Print all of the data exactly.
+++
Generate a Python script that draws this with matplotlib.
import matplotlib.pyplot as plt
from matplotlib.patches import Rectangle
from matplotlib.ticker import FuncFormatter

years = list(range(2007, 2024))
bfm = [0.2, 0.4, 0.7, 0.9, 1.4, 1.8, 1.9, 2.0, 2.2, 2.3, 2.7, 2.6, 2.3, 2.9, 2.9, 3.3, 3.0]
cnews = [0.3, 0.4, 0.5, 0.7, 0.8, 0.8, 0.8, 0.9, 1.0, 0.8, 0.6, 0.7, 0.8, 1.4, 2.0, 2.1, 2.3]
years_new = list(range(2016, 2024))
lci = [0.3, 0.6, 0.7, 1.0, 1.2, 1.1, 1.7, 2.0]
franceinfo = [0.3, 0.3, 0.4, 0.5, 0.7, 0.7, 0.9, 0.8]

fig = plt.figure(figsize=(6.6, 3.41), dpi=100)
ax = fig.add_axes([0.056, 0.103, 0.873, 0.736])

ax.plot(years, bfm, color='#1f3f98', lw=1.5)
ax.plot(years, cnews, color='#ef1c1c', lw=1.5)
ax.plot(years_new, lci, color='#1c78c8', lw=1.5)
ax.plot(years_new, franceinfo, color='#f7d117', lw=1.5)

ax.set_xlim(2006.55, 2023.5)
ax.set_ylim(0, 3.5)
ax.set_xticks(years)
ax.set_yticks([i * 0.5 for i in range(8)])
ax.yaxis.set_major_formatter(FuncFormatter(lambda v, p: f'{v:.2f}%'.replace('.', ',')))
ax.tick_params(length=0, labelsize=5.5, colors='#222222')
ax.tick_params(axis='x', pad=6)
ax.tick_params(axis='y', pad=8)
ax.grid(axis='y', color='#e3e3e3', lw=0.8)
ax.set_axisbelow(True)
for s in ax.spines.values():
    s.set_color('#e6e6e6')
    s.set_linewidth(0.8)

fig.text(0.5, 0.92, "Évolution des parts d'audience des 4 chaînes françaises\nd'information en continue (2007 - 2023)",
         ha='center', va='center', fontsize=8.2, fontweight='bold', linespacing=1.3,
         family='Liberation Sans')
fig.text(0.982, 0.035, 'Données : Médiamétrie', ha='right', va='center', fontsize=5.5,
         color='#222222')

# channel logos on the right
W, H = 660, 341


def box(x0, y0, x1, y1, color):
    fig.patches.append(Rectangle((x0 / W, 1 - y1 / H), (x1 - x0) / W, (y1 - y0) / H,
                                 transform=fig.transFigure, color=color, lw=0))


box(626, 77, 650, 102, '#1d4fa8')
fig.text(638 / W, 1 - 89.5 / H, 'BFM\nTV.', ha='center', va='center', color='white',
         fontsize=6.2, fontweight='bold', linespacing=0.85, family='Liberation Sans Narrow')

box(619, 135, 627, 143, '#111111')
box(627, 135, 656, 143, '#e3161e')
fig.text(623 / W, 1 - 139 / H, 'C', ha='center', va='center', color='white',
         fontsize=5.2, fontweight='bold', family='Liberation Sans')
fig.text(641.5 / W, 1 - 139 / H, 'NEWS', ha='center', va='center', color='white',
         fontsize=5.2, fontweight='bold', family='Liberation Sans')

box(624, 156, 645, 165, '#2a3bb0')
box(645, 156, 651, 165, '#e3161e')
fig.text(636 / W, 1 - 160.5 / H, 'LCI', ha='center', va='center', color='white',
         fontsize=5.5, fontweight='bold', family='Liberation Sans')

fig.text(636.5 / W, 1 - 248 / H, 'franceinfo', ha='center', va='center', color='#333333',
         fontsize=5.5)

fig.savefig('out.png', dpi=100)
+++
Solution below:
Generate a Python script that draws this with matplotlib.
import matplotlib.pyplot as plt
from matplotlib.patches import Rectangle
from matplotlib.ticker import FuncFormatter

years = list(range(2007, 2024))
bfm = [0.2, 0.4, 0.7, 0.9, 1.4, 1.8, 1.9, 2.0, 2.2, 2.3, 2.7, 2.6, 2.3, 2.9, 2.9, 3.3, 3.0]
cnews = [0.3, 0.4, 0.5, 0.7, 0.8, 0.8, 0.8, 0.9, 1.0, 0.8, 0.6, 0.7, 0.8, 1.4, 2.0, 2.1, 2.3]
years_new = list(range(2016, 2024))
lci = [0.3, 0.6, 0.7, 1.0, 1.2, 1.1, 1.7, 2.0]
franceinfo = [0.3, 0.3, 0.4, 0.5, 0.7, 0.7, 0.9, 0.8]

fig = plt.figure(figsize=(6.6, 3.41), dpi=100)
ax = fig.add_axes([0.056, 0.103, 0.873, 0.736])

ax.plot(years, bfm, color='#1f3f98', lw=1.5)
ax.plot(years, cnews, color='#ef1c1c', lw=1.5)
ax.plot(years_new, lci, color='#1c78c8', lw=1.5)
ax.plot(years_new, franceinfo, color='#f7d117', lw=1.5)

ax.set_xlim(2006.55, 2023.5)
ax.set_ylim(0, 3.5)
ax.set_xticks(years)
ax.set_yticks([i * 0.5 for i in range(8)])
ax.yaxis.set_major_formatter(FuncFormatter(lambda v, p: f'{v:.2f}%'.replace('.', ',')))
ax.tick_params(length=0, labelsize=5.5, colors='#222222')
ax.tick_params(axis='x', pad=6)
ax.tick_params(axis='y', pad=8)
ax.grid(axis='y', color='#e3e3e3', lw=0.8)
ax.set_axisbelow(True)
for s in ax.spines.values():
    s.set_color('#e6e6e6')
    s.set_linewidth(0.8)

fig.text(0.5, 0.92, "Évolution des parts d'audience des 4 chaînes françaises\nd'information en continue (2007 - 2023)",
         ha='center', va='center', fontsize=8.2, fontweight='bold', linespacing=1.3,
         family='Liberation Sans')
fig.text(0.982, 0.035, 'Données : Médiamétrie', ha='right', va='center', fontsize=5.5,
         color='#222222')

# channel logos on the right
W, H = 660, 341


def box(x0, y0, x1, y1, color):
    fig.patches.append(Rectangle((x0 / W, 1 - y1 / H), (x1 - x0) / W, (y1 - y0) / H,
                                 transform=fig.transFigure, color=color, lw=0))


box(626, 77, 650, 102, '#1d4fa8')
fig.text(638 / W, 1 - 89.5 / H, 'BFM\nTV.', ha='center', va='center', color='white',
         fontsize=6.2, fontweight='bold', linespacing=0.85, family='Liberation Sans Narrow')

box(619, 135, 627, 143, '#111111')
box(627, 135, 656, 143, '#e3161e')
fig.text(623 / W, 1 - 139 / H, 'C', ha='center', va='center', color='white',
         fontsize=5.2, fontweight='bold', family='Liberation Sans')
fig.text(641.5 / W, 1 - 139 / H, 'NEWS', ha='center', va='center', color='white',
         fontsize=5.2, fontweight='bold', family='Liberation Sans')

box(624, 156, 645, 165, '#2a3bb0')
box(645, 156, 651, 165, '#e3161e')
fig.text(636 / W, 1 - 160.5 / H, 'LCI', ha='center', va='center', color='white',
         fontsize=5.5, fontweight='bold', family='Liberation Sans')

fig.text(636.5 / W, 1 - 248 / H, 'franceinfo', ha='center', va='center', color='#333333',
         fontsize=5.5)

fig.savefig('out.png', dpi=100)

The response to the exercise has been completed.